Detective Inspector Charlie Priest is sitting in the monthly superintendent’s briefing doodling idly on his notepad when Detective Chief Superintendent Colin Swainby, one of the ugliest men ever to don a uniform, announces he is leaving the force. He adds that certain allegations are going to be made about him and asks that he be given the benefit of the doubt.
Shortly after that a local member of parliament is photographed in a compromising position in the back of his car. He too chooses to bow out quietly, only he finds a much more permanent method.
A respectable headmistress of a local private girls’ school is picked up on a drink driving charge. She claims to have been the victim of a cruel trick at the hands of a man she met at a speed dating night.
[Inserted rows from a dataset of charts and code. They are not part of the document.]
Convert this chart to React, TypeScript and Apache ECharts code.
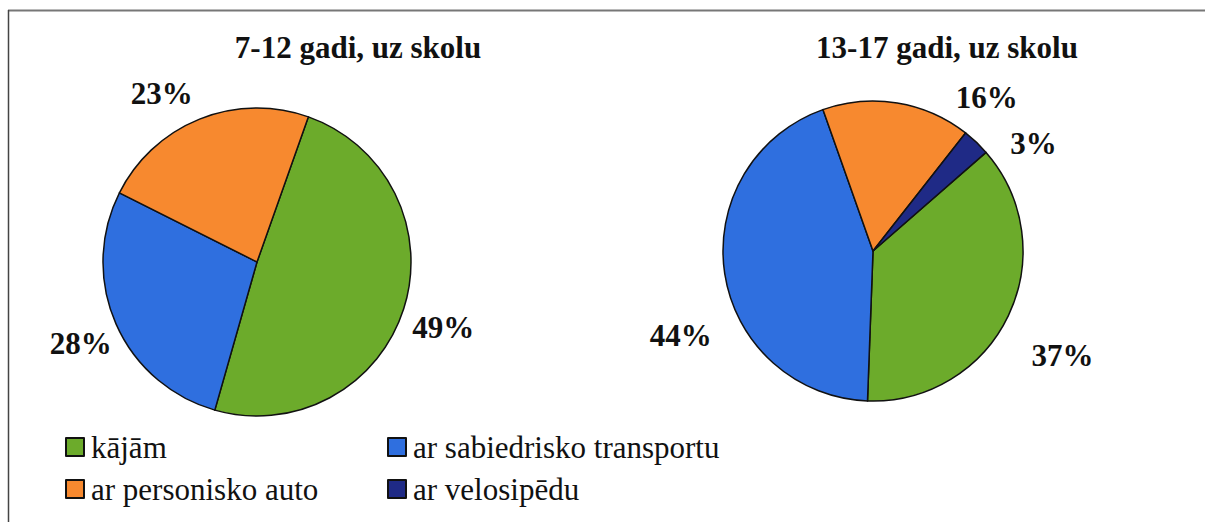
import React, { useEffect, useRef } from "react";
import * as echarts from "echarts";

const categories = ["kājām", "ar sabiedrisko transportu", "ar personisko auto", "ar velosipēdu"];
const young = [49, 28, 23, 0]; // 7-12 gadi
const teen = [37, 44, 16, 3]; // 13-17 gadi
const titles = ["7-12 gadi, uz skolu", "13-17 gadi, uz skolu"];

const colors = ["#6cab2b", "#2f6fdf", "#f7892f", "#1f2a86"];
// label nudges (style) per slice, [dx, dy]
const nudgeYoung = [[-6, 16], [10, 16], [2, -16], [0, 0]];
const nudgeTeen = [[9, 36], [2, 60], [52, 4], [22, 9]];

const FONT = "Liberation Serif";

export default function App() {
  const ref = useRef<HTMLDivElement>(null);
  useEffect(() => {
    if (!ref.current) return;
    const chart = echarts.init(ref.current, undefined, { renderer: "svg" });
    const mk = (vals: number[]) =>
      categories
        .map((name, i) => ({ name, value: vals[i], itemStyle: { color: colors[i] } }))
        .filter((d) => d.value > 0);
    const pieBase = (center: [number, number], r: number, startAngle: number, nudges: number[][]) => ({
      type: "pie",
      center,
      radius: r,
      startAngle,
      clockwise: true,
      avoidLabelOverlap: false,
      itemStyle: { borderColor: "#111", borderWidth: 1.5 },
      label: {
        show: true,
        position: "outside",
        formatter: "{c}%",
        fontFamily: FONT,
        fontWeight: "bold",
        fontSize: 31,
        color: "#111",
      },
      labelLine: { show: false, length: 10, length2: 0 },
      labelLayout: (p: any) => {
        const n = nudges[p.dataIndex] || [0, 0];
        return { dx: n[0], dy: n[1] };
      },
      emphasis: { disabled: true },
    });
    const s1: any = pieBase([257, 262], 154, 70.5, nudgeYoung);
    s1.data = mk(young);
    s1.name = titles[0];
    const s2: any = pieBase([873, 251], 150, 41.1, nudgeTeen);
    s2.data = mk(teen);
    s2.name = titles[1];

    const legendCommon = {
      orient: "vertical",
      icon: "rect",
      itemWidth: 18,
      itemHeight: 18,
      itemGap: 8,
      selectedMode: false,
      textStyle: {
        fontFamily: FONT,
        fontSize: 31,
        color: "#111",
        padding: [0, 0, 0, 2],
        lineHeight: 34,
      },
    };

    chart.setOption({
      animation: false,
      backgroundColor: "#fff",
      title: [
        {
          text: titles[0],
          left: 353,
          top: 27,
          textAlign: "center",
          textStyle: { fontFamily: FONT, fontWeight: "bold", fontSize: 31, color: "#111" },
        },
        {
          text: titles[1],
          left: 942,
          top: 27,
          textAlign: "center",
          textStyle: { fontFamily: FONT, fontWeight: "bold", fontSize: 31, color: "#111" },
        },
      ],
      legend: [
        { ...legendCommon, left: 60, top: 425, data: [categories[0], categories[2]] },
        { ...legendCommon, left: 382, top: 425, data: [categories[1], categories[3]] },
      ],
      graphic: [
        { type: "line", shape: { x1: 8, y1: 10.5, x2: 1205, y2: 10.5 }, style: { stroke: "#777", lineWidth: 2 } },
        { type: "line", shape: { x1: 8.5, y1: 10, x2: 8.5, y2: 522 }, style: { stroke: "#444", lineWidth: 1.5 } },
      ],
      series: [s1, s2],
    });
    return () => chart.dispose();
  }, []);
  return (
    <div
      ref={ref}
      style={{ position: "fixed", left: 0, top: 0, width: 1205, height: 522, background: "#fff" }}
    />
  );
}
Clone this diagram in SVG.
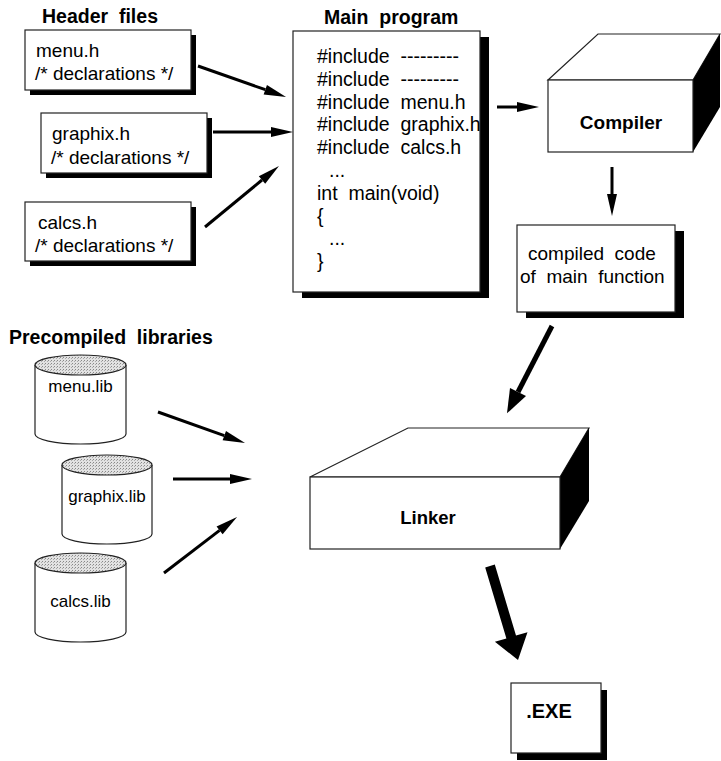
<svg xmlns="http://www.w3.org/2000/svg" width="721" height="761" viewBox="0 0 721 761">
<style>
text{font-family:"Liberation Sans",Arial,sans-serif;fill:#000;white-space:pre}
.t{font-size:19px}
.title{font-size:19.5px;font-weight:bold}
.b{font-weight:bold}
.box{fill:#fff;stroke:#222;stroke-width:1.2}
.sh{fill:#000}
.lib{font-size:17px;text-anchor:middle}
.cyl{fill:#fff;stroke:#222;stroke-width:1.2}
.cap{fill:url(#stipple);stroke:#222;stroke-width:1.2}
.ar{stroke:#000;stroke-width:3;fill:none;marker-end:url(#ah)}
.ar2{stroke:#000;stroke-width:5;fill:none;marker-end:url(#ah2)}
</style>
<defs>
<pattern id="stipple" patternUnits="userSpaceOnUse" width="3" height="3">
<rect width="3" height="3" fill="#e2e2e2"/>
<rect x="0" y="0" width="1" height="1" fill="#888"/>
<rect x="2" y="1" width="1" height="1" fill="#aaa"/>
</pattern>
<marker id="ah" markerUnits="userSpaceOnUse" viewBox="0 -6 24 12" refX="0" refY="0" markerWidth="24" markerHeight="12" orient="auto" overflow="visible">
<path d="M0,-5 L22,0 L0,5 z" fill="#000"/>
</marker>
<marker id="ah2" markerUnits="userSpaceOnUse" viewBox="0 -10 26 20" refX="0" refY="0" markerWidth="26" markerHeight="20" orient="auto" overflow="visible">
<path d="M0,-9 L24,0 L0,9 z" fill="#000"/>
</marker>
</defs>

<text class="title" x="42" y="23">Header  files</text>
<text class="title" x="324" y="24">Main  program</text>
<text class="title" x="9" y="344">Precompiled  libraries</text>

<g id="menu_h">
<rect class="sh" x="30" y="35" width="166" height="60"/>
<rect class="box" x="25" y="30" width="166" height="60"/>
<text class="t" x="36" y="57">menu.h</text>
<text class="t" x="35" y="80">/* declarations */</text>
</g>
<g id="graphix_h">
<rect class="sh" x="46" y="118" width="166" height="60"/>
<rect class="box" x="41" y="113" width="166" height="60"/>
<text class="t" x="52" y="140">graphix.h</text>
<text class="t" x="51" y="164">/* declarations */</text>
</g>
<g id="calcs_h">
<rect class="sh" x="30" y="207" width="166" height="59"/>
<rect class="box" x="25" y="202" width="166" height="59"/>
<text class="t" x="38" y="229">calcs.h</text>
<text class="t" x="35" y="252">/* declarations */</text>
</g>

<g id="main_program">
<rect class="sh" x="302" y="37" width="187" height="261"/>
<rect class="box" x="293" y="31" width="187" height="261"/>
<g style="font-size:19.5px">
<text x="317" y="63">#include  ---------</text>
<text x="317" y="86">#include  ---------</text>
<text x="317" y="109">#include  menu.h</text>
<text x="317" y="131">#include  graphix.h</text>
<text x="317" y="154">#include  calcs.h</text>
<text x="329" y="177">...</text>
<text x="317" y="200">int  main(void)</text>
<text x="317" y="223">{</text>
<text x="329" y="245">...</text>
<text x="317" y="268">}</text>
</g>
</g>

<g id="compiler">
<polygon class="box" points="548,80 598,34 720,34 693,80"/>
<polygon class="sh" points="693,80 720,34 720,107 693,152"/>
<rect class="box" x="548" y="80" width="145" height="72"/>
<text class="b" x="621" y="129" font-size="19" text-anchor="middle">Compiler</text>
</g>

<g id="compiled_code">
<rect class="sh" x="526" y="231" width="158" height="87"/>
<rect class="box" x="517" y="225" width="158" height="87"/>
<text class="t" x="528" y="260">compiled  code</text>
<text class="t" x="520" y="283">of  main  function</text>
</g>

<g id="menu_lib">
<path class="cyl" d="M35,365 L35,434 A45.5,10 0 0 0 126,434 L126,365"/>
<ellipse class="cap" cx="80.5" cy="365" rx="45.5" ry="10"/>
<text class="lib" x="80.5" y="392">menu.lib</text>
</g>
<g id="graphix_lib">
<path class="cyl" d="M62,465 L62,534 A45,10 0 0 0 152,534 L152,465"/>
<ellipse class="cap" cx="107" cy="465" rx="45" ry="10"/>
<text class="lib" x="107" y="502">graphix.lib</text>
</g>
<g id="calcs_lib">
<path class="cyl" d="M35,563 L35,632 A45.5,10 0 0 0 126,632 L126,563"/>
<ellipse class="cap" cx="80.5" cy="563" rx="45.5" ry="10"/>
<text class="lib" x="80.5" y="607">calcs.lib</text>
</g>

<g id="linker">
<polygon class="box" points="310,477 408,428 589,428 560,477"/>
<polygon class="sh" points="560,477 589,428 589,501 560,549"/>
<rect class="box" x="310" y="477" width="250" height="72"/>
<text class="b" x="428" y="524" font-size="18.5" text-anchor="middle">Linker</text>
</g>

<g id="exe">
<rect class="sh" x="517" y="690" width="90" height="70"/>
<rect class="box" x="511" y="683" width="90" height="70"/>
<text class="b" x="549" y="718" font-size="20" text-anchor="middle">.EXE</text>
</g>

<g id="connectors">
<line class="ar" x1="198" y1="66" x2="265.3" y2="89.7"/>
<line class="ar" x1="213" y1="132" x2="271" y2="132"/>
<line class="ar" x1="205" y1="227" x2="262" y2="180"/>
<line class="ar" x1="497" y1="107" x2="517" y2="107"/>
<line class="ar" x1="612" y1="167" x2="612" y2="194"/>
<line class="ar2" x1="552" y1="326" x2="518" y2="392"/>
<line class="ar" x1="158" y1="412" x2="224.3" y2="435.6"/>
<line class="ar" x1="173" y1="479" x2="230" y2="479"/>
<line class="ar" x1="164" y1="573" x2="219.6" y2="530.4"/>
<polygon fill="#000" points="485.2,567.4 494.8,564.6 516,635.6 527.5,632.2 518,660 494.9,641.8 506.4,638.4"/>
</g>
</svg>
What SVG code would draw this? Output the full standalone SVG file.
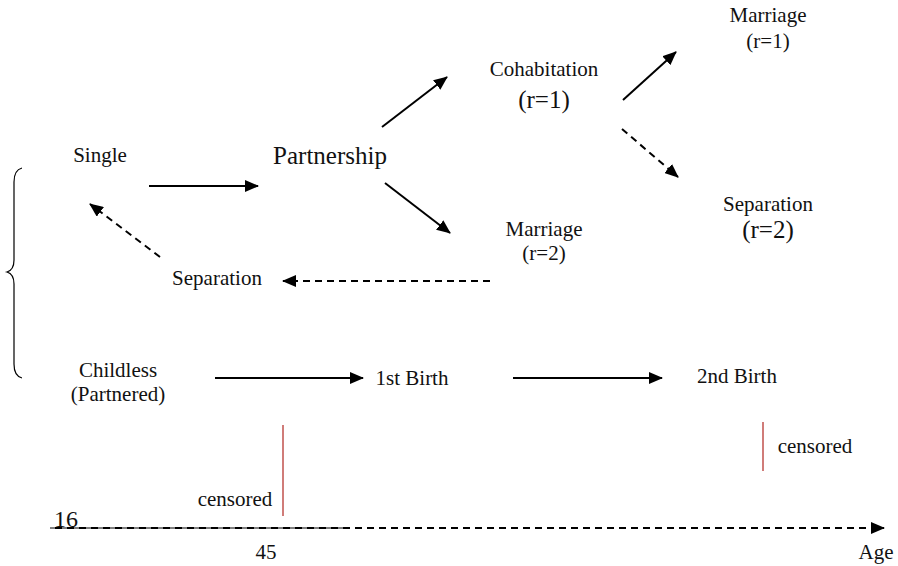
<svg xmlns="http://www.w3.org/2000/svg" width="898" height="566" viewBox="0 0 898 566">
<style>
text{font-family:"Liberation Serif","Times New Roman",serif;fill:#111;text-anchor:middle;font-size:21px}
.big{font-size:25px}
.c{stroke:#000;stroke-width:2;fill:none}
.d{stroke-dasharray:7,5}
.red{stroke:#c0504d;stroke-width:1.5}
</style>
<defs>
<marker id="ah" markerUnits="userSpaceOnUse" markerWidth="14" markerHeight="12" refX="13" refY="6" orient="auto">
<path d="M0,0 L14,6 L0,12 Z" fill="#000"/>
</marker>
</defs>
<rect width="898" height="566" fill="#fff"/>
<g id="brace"><path d="M22,168 Q14,170 14,182 L14,260 Q14,270 7,272 Q14,274 14,284 L14,364 Q14,376 22,378" fill="none" stroke="#000" stroke-width="1.2"/></g>
<g id="single"><text x="100" y="162">Single</text></g>
<g id="partnership"><text class="big" x="330" y="164">Partnership</text></g>
<g id="cohabitation"><text x="544" y="76">Cohabitation</text><text class="big" x="544" y="108">(r=1)</text></g>
<g id="marriage1"><text x="768" y="22">Marriage</text><text x="768" y="48">(r=1)</text></g>
<g id="separation2"><text x="768" y="211">Separation</text><text class="big" x="768" y="238">(r=2)</text></g>
<g id="marriage2"><text x="544" y="236">Marriage</text><text x="544" y="260">(r=2)</text></g>
<g id="separation"><text x="217" y="285">Separation</text></g>
<g id="childless"><text x="118" y="377">Childless</text><text x="118" y="401">(Partnered)</text></g>
<g id="birth1"><text x="412" y="385">1st Birth</text></g>
<g id="birth2"><text x="737" y="383">2nd Birth</text></g>
<g id="censor-right"><line class="red" x1="763" y1="422" x2="763" y2="471"/><text x="815" y="453">censored</text></g>
<g id="censor-left"><line class="red" x1="283" y1="425" x2="283" y2="516"/><text x="235" y="506">censored</text></g>
<g id="axis">
<line x1="50" y1="528" x2="347" y2="528" stroke="#000" stroke-width="1"/>
<line class="c d" x1="55" y1="528" x2="884" y2="528" marker-end="url(#ah)"/>
<text x="66" y="527" style="font-size:24px">16</text>
<text x="266" y="559">45</text>
<text x="876" y="559">Age</text>
</g>
<g id="connectors">
<line class="c" x1="149" y1="186" x2="258" y2="186" marker-end="url(#ah)"/>
<line class="c" x1="382" y1="127" x2="447" y2="77" marker-end="url(#ah)"/>
<line class="c" x1="385" y1="183" x2="450" y2="233" marker-end="url(#ah)"/>
<line class="c" x1="623" y1="100" x2="676" y2="52" marker-end="url(#ah)"/>
<line class="c d" x1="622" y1="129" x2="678" y2="177" marker-end="url(#ah)"/>
<line class="c d" x1="490" y1="281" x2="283" y2="281" marker-end="url(#ah)"/>
<line class="c d" x1="160" y1="257" x2="90" y2="204" marker-end="url(#ah)"/>
<line class="c" x1="215" y1="378" x2="363" y2="378" marker-end="url(#ah)"/>
<line class="c" x1="513" y1="378" x2="662" y2="378" marker-end="url(#ah)"/>
</g>
</svg>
There is no reason why Charlie should believe her, but he does. Three prominent members of the community have had their previously unblemished careers damaged or destroyed by scandal. Perhaps there is a connection.
These events fade into the background when a photograph of an unidentified murder victim is circulated, asking the various stations if anyone can identify the woman. She was found beaten to death with no identification on her. The only clue is a rather distinctive tattoo on her buttock saying “property of the pope”. Charlie recognises the victim from his days as an art student. She was one of the regular models who posed for his life class.